Reports of a major chip-making agreement between Intel and Apple are driving it. And on the surface, it makes sense why the market reacted hard. Apple is one of the largest chip buyers on the planet – processors, RF, power management, custom silicon across every product line. If Intel is manufacturing anything meaningful for them, that’s not just a revenue event. It’s a credibility event. It tells every other potential foundry customer that Intel’s process is good enough for the most demanding buyer in the industry.
That’s the bull logic. Here’s where it gets more complicated.
Intel’s revenue base has been running in the $50B+ range in recent years, but the mix is the problem. Heavy PC and data center cyclicality, thin external foundry traction, and a capex load that requires utilization to improve before margins can follow. A $3B–$10B annual foundry revenue contribution would be genuinely material to that picture – but “eventual” is doing a lot of work in that sentence.

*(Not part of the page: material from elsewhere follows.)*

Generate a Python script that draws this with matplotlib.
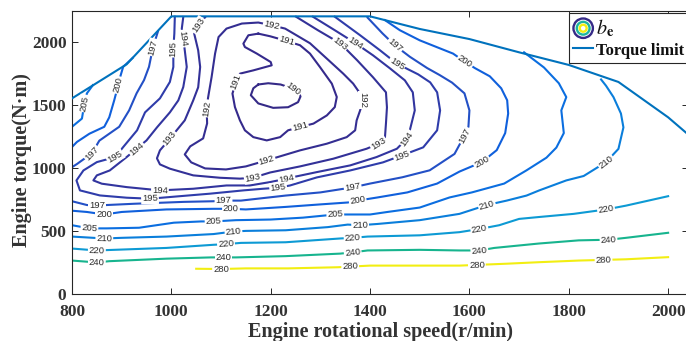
import numpy as np
import matplotlib
matplotlib.use('Agg')
import matplotlib.pyplot as plt
from matplotlib.legend_handler import HandlerBase
from matplotlib.lines import Line2D
from matplotlib.patches import Circle

# BSFC iso-lines (g/kWh): engine speed (r/min) and torque (N·m) along each line
c190_s = [1175, 1195, 1220, 1235, 1255, 1260, 1255, 1235, 1205, 1175, 1160, 1165, 1175]
c190_t = [1660, 1670, 1660, 1640, 1605, 1565, 1520, 1480, 1475, 1510, 1575, 1630, 1660]
c190_lab = [(1245, 1622)]

c191_s = [1175, 1155, 1145, 1148, 1172, 1200, 1202, 1165, 1138, 1130, 1123, 1128, 1138, 1148, 1165,
          1192, 1219, 1235, 1259, 1286, 1313, 1329, 1333, 1323, 1299, 1279, 1259, 1232, 1199, 1175]
c191_t = [2063, 2050, 1984, 1957, 1905, 1838, 1812, 1772, 1746, 1680, 1588, 1481, 1376, 1297, 1243,
          1217, 1243, 1297, 1323, 1350, 1415, 1481, 1561, 1667, 1799, 1905, 1971, 2005, 2042, 2063]
c191_lab = [(1130, 1680), (1259, 1323), (1232, 2005)]

c192_s = [1071, 1074, 1081, 1088, 1095, 1111, 1142, 1175, 1202, 1229, 1245, 1279, 1313, 1346, 1366,
          1380, 1386, 1380, 1373, 1370, 1353, 1313, 1259, 1225, 1192, 1150, 1110, 1068, 1040, 1027,
          1038, 1064, 1072, 1071]
c192_t = [1471, 1558, 1719, 1905, 2036, 2103, 2143, 2151, 2129, 2103, 2066, 1987, 1865, 1746, 1667,
          1588, 1534, 1455, 1376, 1297, 1243, 1191, 1138, 1098, 1059, 1011, 987, 995, 1043, 1106,
          1170, 1233, 1352, 1471]
c192_lab = [(1071, 1471), (1202, 2129), (1386, 1534), (1192, 1059)]

c193_s = [1068, 1054, 1046, 1054, 1058, 1054, 1044, 1027, 997, 977, 971, 977, 997, 1044, 1098, 1138,
          1164, 1199, 1259, 1326, 1393, 1417, 1430, 1432, 1434, 1432, 1406, 1374, 1340, 1295, 1251]
c193_t = [2193, 2129, 2063, 1931, 1799, 1638, 1534, 1376, 1231, 1138, 1075, 1027, 993, 940, 921, 914,
          921, 963, 1011, 1072, 1151, 1191, 1243, 1352, 1479, 1598, 1717, 1852, 1986, 2090, 2197]
c193_lab = [(1054, 2129), (997, 1231), (1164, 921), (1417, 1191), (1340, 1986)]

c194_s = [1024, 1021, 1024, 1027, 1031, 1024, 1014, 997, 971, 950, 930, 910, 876, 850, 843, 860, 910,
          977, 1044, 1111, 1158, 1199, 1232, 1252, 1293, 1360, 1413, 1454, 1474, 1480, 1490, 1486,
          1470, 1440, 1406, 1370, 1329, 1285]
c194_t = [2195, 2103, 2024, 1931, 1799, 1640, 1534, 1439, 1320, 1217, 1151, 1085, 979, 940, 900, 874,
          847, 821, 834, 860, 860, 887, 914, 932, 966, 1019, 1085, 1151, 1231, 1297, 1455, 1598,
          1693, 1788, 1891, 1989, 2090, 2197]
c194_lab = [(1024, 2024), (930, 1151), (977, 821), (1232, 914), (1474, 1231), (1370, 1989)]

c195_s = [1007, 1006, 1004, 1004, 997, 977, 947, 931, 903, 887, 850, 823, 809, 816, 856, 910, 957,
          1011, 1078, 1145, 1185, 1215, 1239, 1293, 1360, 1426, 1464, 1507, 1535, 1541, 1535, 1521,
          1497, 1454, 1420, 1380, 1329]
c195_t = [2197, 2063, 1944, 1799, 1680, 1550, 1439, 1297, 1164, 1085, 1045, 979, 900, 821, 781, 763,
          755, 773, 795, 821, 834, 842, 860, 924, 979, 1043, 1098, 1162, 1297, 1455, 1598, 1677,
          1740, 1825, 1931, 2050, 2197]
c195_lab = [(1004, 1944), (887, 1085), (957, 755), (1215, 842), (1464, 1098), (1454, 1825)]

c197a_s = [800, 810, 840, 855, 895, 915, 930, 945, 955, 963, 973]
c197a_t = [1005, 1030, 1115, 1215, 1325, 1455, 1590, 1695, 1800, 1955, 2080]
c197a_lab = [(840, 1115), (963, 1955)]

c197b_s = [800, 830, 850, 870, 925, 1025, 1085, 1105, 1140, 1230, 1300, 1365, 1400, 1465, 1520,
           1570, 1590, 1598, 1600, 1590, 1565, 1540, 1515, 1480, 1450, 1425, 1395]
c197b_t = [735, 705, 700, 705, 715, 730, 735, 740, 740, 780, 805, 845, 875, 925, 980, 1110, 1255,
           1325, 1455, 1590, 1675, 1735, 1790, 1880, 1970, 2065, 2190]
c197b_lab = [(850, 700), (1105, 740), (1365, 845), (1590, 1255), (1450, 1970)]

c200a_s = [800, 810, 835, 865, 875, 885, 893, 897, 903, 922]
c200a_t = [1165, 1205, 1270, 1325, 1400, 1535, 1655, 1720, 1800, 1870]
c200a_lab = [(893, 1655)]

c200b_s = [800, 830, 865, 900, 990, 1085, 1120, 1150, 1230, 1300, 1355, 1375, 1415, 1475, 1535,
           1580, 1625, 1655, 1672, 1678, 1676, 1664, 1641, 1611, 1591, 1567, 1500, 1460, 1430]
c200b_t = [660, 650, 630, 650, 670, 675, 675, 670, 690, 710, 725, 740, 765, 805, 875, 970, 1045,
           1140, 1275, 1430, 1535, 1630, 1725, 1790, 1840, 1905, 2010, 2090, 2170]
c200b_lab = [(865, 630), (1120, 675), (1375, 740), (1625, 1045), (1591, 1840)]

c205a_s = [800, 835, 870, 935, 1005, 1060, 1085, 1130, 1200, 1265, 1330, 1400, 1435, 1500, 1560,
           1605, 1670, 1715, 1755, 1775, 1790, 1785, 1795, 1780, 1750, 1710]
c205a_t = [545, 520, 520, 525, 565, 575, 575, 585, 590, 605, 630, 630, 650, 685, 765, 805, 875, 980,
           1080, 1160, 1275, 1455, 1560, 1670, 1795, 1915]
c205a_lab = [(835, 520), (1085, 575), (1330, 630)]

c205b_s = [800, 820, 825, 830, 842]
c205b_t = [1325, 1390, 1510, 1590, 1655]
c205b_lab = [(825, 1510)]

c210_s = [800, 865, 900, 990, 1085, 1125, 1150, 1230, 1315, 1355, 1380, 1415, 1500, 1580, 1635,
          1675, 1715, 1740, 1795, 1830, 1875, 1900, 1910, 1905, 1890, 1875, 1865]
c210_t = [455, 440, 445, 455, 475, 495, 500, 505, 530, 550, 545, 555, 585, 635, 705, 740, 780, 820,
          900, 935, 1045, 1150, 1320, 1430, 1560, 1650, 1700]
c210_lab = [(865, 440), (1125, 495), (1380, 545), (1635, 705), (1875, 1045)]

c220_s = [800, 850, 885, 990, 1085, 1110, 1140, 1230, 1340, 1365, 1395, 1500, 1580, 1620, 1660,
          1700, 1740, 1810, 1875, 1915, 2000]
c220_t = [360, 345, 350, 365, 390, 395, 405, 410, 440, 445, 455, 465, 490, 515, 545, 595, 610, 635,
          670, 700, 775]
c220_lab = [(850, 345), (1110, 395), (1365, 445), (1620, 515), (1875, 670)]

c240_s = [800, 850, 875, 990, 1080, 1105, 1130, 1230, 1340, 1365, 1395, 1500, 1580, 1620, 1650,
          1740, 1820, 1880, 1915, 2000]
c240_t = [265, 250, 260, 280, 290, 290, 290, 300, 320, 330, 345, 350, 345, 345, 365, 400, 425, 430,
          445, 485]
c240_lab = [(850, 250), (1105, 290), (1365, 330), (1620, 345), (1880, 430)]

c280_s = [1050, 1100, 1150, 1235, 1335, 1400, 1500, 1580, 1675, 1740, 1820, 1915, 2000]
c280_t = [200, 198, 203, 203, 212, 225, 225, 225, 240, 252, 265, 275, 292]
c280_lab = [(1100, 198), (1360, 218), (1615, 230), (1870, 270)]

# full-load torque curve
limit_s = [800, 910, 1000, 1400, 1500, 1600, 1700, 1800, 1900, 2000, 2040]
limit_t = [1550, 1820, 2200, 2200, 2100, 2020, 1915, 1815, 1680, 1400, 1265]

level_colors = {190: '#352a87', 191: '#352a8c', 192: '#342e92', 193: '#333198', 194: '#32359f',
                195: '#2f3caa', 197: '#2350c6', 200: '#1060dc', 205: '#0b6ee0', 210: '#0a7edb',
                220: '#0d9ad4', 240: '#17b48e', 280: '#f2ee12'}

lines = [
    (190, c190_s, c190_t, c190_lab), (191, c191_s, c191_t, c191_lab),
    (192, c192_s, c192_t, c192_lab), (193, c193_s, c193_t, c193_lab),
    (194, c194_s, c194_t, c194_lab), (195, c195_s, c195_t, c195_lab),
    (197, c197a_s, c197a_t, c197a_lab), (197, c197b_s, c197b_t, c197b_lab),
    (200, c200a_s, c200a_t, c200a_lab), (200, c200b_s, c200b_t, c200b_lab),
    (205, c205a_s, c205a_t, c205a_lab), (205, c205b_s, c205b_t, c205b_lab),
    (210, c210_s, c210_t, c210_lab), (220, c220_s, c220_t, c220_lab),
    (240, c240_s, c240_t, c240_lab), (280, c280_s, c280_t, c280_lab),
]

plt.rcParams['mathtext.fontset'] = 'stix'
TXT = '#333333'


class ContourIcon:
    pass


class ContourIconHandler(HandlerBase):
    def create_artists(self, legend, orig_handle, xdescent, ydescent, width, height, fontsize, trans):
        cx = width / 2 - xdescent
        cy = height / 2 - ydescent
        arts = []
        for r, col in [(7.0, '#352a87'), (4.6, '#1db5a0'), (2.5, '#f2ee12')]:
            arts.append(Circle((cx, cy), r, fill=False, ec=col, lw=1.7, transform=trans))
        return arts


def put_label(ax, xs, ys, x0, y0, text):
    # rotate the label along the local direction of its line
    pts = ax.transData.transform(np.column_stack([xs, ys]))
    p0 = ax.transData.transform((x0, y0))
    i = int(np.argmin(np.hypot(*(pts - p0).T)))
    a, b = pts[max(i - 1, 0)], pts[min(i + 1, len(pts) - 1)]
    ang = np.degrees(np.arctan2(b[1] - a[1], b[0] - a[0]))
    if ang > 90:
        ang -= 180
    elif ang < -90:
        ang += 180
    ax.text(x0, y0, text, rotation=ang, rotation_mode='anchor', ha='center', va='center',
            fontsize=6.8, family='Liberation Sans', color='#2a2a2a', zorder=4,
            bbox=dict(fc='white', ec='none', pad=0.7))


fig = plt.figure(figsize=(6.86, 3.41), dpi=100)
ax = fig.add_axes([72 / 686, 47 / 341, 616 / 686, 282.7 / 341])
ax.set_xlim(800, 2040)
ax.set_ylim(0, 2240)

for lev, s, t, labs in lines:
    ax.plot(s, t, color=level_colors[lev], lw=1.5, zorder=2, solid_joinstyle='round')
    for x0, y0 in labs:
        put_label(ax, s, t, x0, y0, str(lev))

ax.plot(limit_s, limit_t, color='#0072bd', lw=1.5, zorder=3)

ax.set_xticks([800, 1000, 1200, 1400, 1600, 1800, 2000])
ax.set_yticks([0, 500, 1000, 1500, 2000])
ax.tick_params(direction='in', length=4, width=0.7, top=True, right=True, colors='#262626',
               labelcolor=TXT, labelsize=12.5, pad=4)
ax.tick_params(axis='x', pad=7.5)
for lab in ax.get_xticklabels() + ax.get_yticklabels():
    lab.set_family('Liberation Serif')
    lab.set_fontweight('bold')
for sp in ax.spines.values():
    sp.set_linewidth(0.8)
    sp.set_color('#262626')

ax.set_xlabel('Engine rotational speed(r/min)', family='Liberation Serif', fontweight='bold',
              fontsize=14.5, color=TXT)
ax.set_ylabel('Engine torque(N·m)', family='Liberation Serif', fontweight='bold',
              fontsize=14.5, color=TXT)
ax.xaxis.set_label_coords(0.5, -0.1)
ax.yaxis.set_label_coords(-0.065, 0.475)

handles = [ContourIcon(), Line2D([], [], color='#0072bd', lw=1.5)]
leg = ax.legend(handles, [r'$\mathit{b}_{\mathbf{e}}$', 'Torque limit'],
                handler_map={ContourIcon: ContourIconHandler()},
                loc='upper left', bbox_to_anchor=(569 / 686, 1 - 13 / 341),
                bbox_transform=fig.transFigure, borderaxespad=0,
                prop=dict(family='Liberation Serif', weight='bold', size=12),
                handlelength=1.2, handleheight=1.15, handletextpad=0.15, borderpad=0.25,
                labelspacing=0.15, fancybox=False, framealpha=1, edgecolor='#262626')
leg.get_frame().set_linewidth(0.8)
for txt in leg.get_texts():
    txt.set_color('#111111')
leg.get_texts()[0].set_fontsize(14.5)
leg.set_zorder(10)

fig.savefig('out.png', dpi=100)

The market has a habit of pricing multi-year ramps into a single morning, and then spending the next six months figuring out it was early.
What matters most right now isn’t whether the deal is real. It’s what kind of deal it is. Exploratory talks and a signed multi-year agreement create completely different cash-flow models. Until scope is disclosed – node, product class, volume, timeline – the market is paying for optionality. That premium can hold for weeks if institutional flows stay supportive. It can also evaporate fast if follow-up reporting walks back the certainty.
Slight tangent, but it matters: watch what the rest of the semi complex does over the next few sessions. If equipment names, advanced packaging plays, and U.S. manufacturing beneficiaries hold their gains alongside INTC, the market is treating this as a theme. If INTC holds while everything else fades, it’s isolated – and isolated moves are more fragile than they look on day one.
The levels that actually matter this week
Post a +13.9% gap, you only need three reference points.
- Gap midpoint – the acceptance line. If price holds above it over the next 1–3 sessions, there’s real institutional buying underneath. If it fails and can’t reclaim it, the gap is filling.
- Post-gap high – the momentum line. A clean break above it on volume signals continuation. A rejection at it on heavy volume is a warning worth taking seriously.
- Pre-gap close – the failure line. If price drifts back here, the headline premium is gone.
VWAP matters too. After a large gap, it becomes the battleground between late chasers and disciplined re-entry buyers. Repeated failures to hold above intraday VWAP on heavy volume usually foreshadow a deeper pullback attempt. Day two volume is the other tell – quiet price action on above-average volume is often accumulation. Loud reversals on heavy volume are not.
Three scenarios worth keeping in mind. If follow-up reporting clarifies real scope – product tier, node, measurable volume – and broader semis stay supported, the bull case is continuation with a tight post-gap range before a push higher. If the Apple angle stays framed as preliminary and rates stay choppy, expect a high-volatility range with deep intraday swings and no clean resolution for weeks. And if headlines walk back in certainty, or broader tech sells off on rate pressure, the gap premium fades – price drifts toward the pre-gap close and intraday rallies get sold.
One more thing on sizing: after a day like this, realized volatility is telling you the stock can move 3%–6% on nothing. If your stop needs to be 6% wide just to avoid noise, your position size should reflect that. Conviction doesn’t change volatility math.
The most common mistake here isn’t missing the move. It’s chasing the first pullback without knowing whether it’s digestion inside an accepted range, or the beginning of a full unwind. For the first couple of hours, they look exactly the same.
The question isn’t whether this headline is big. It’s whether the next few sessions show the market treating it as a reason to build – or a reason to quietly exit into strength.
For informational and educational purposes only. Not investment advice. Trading involves risk, including loss of principal.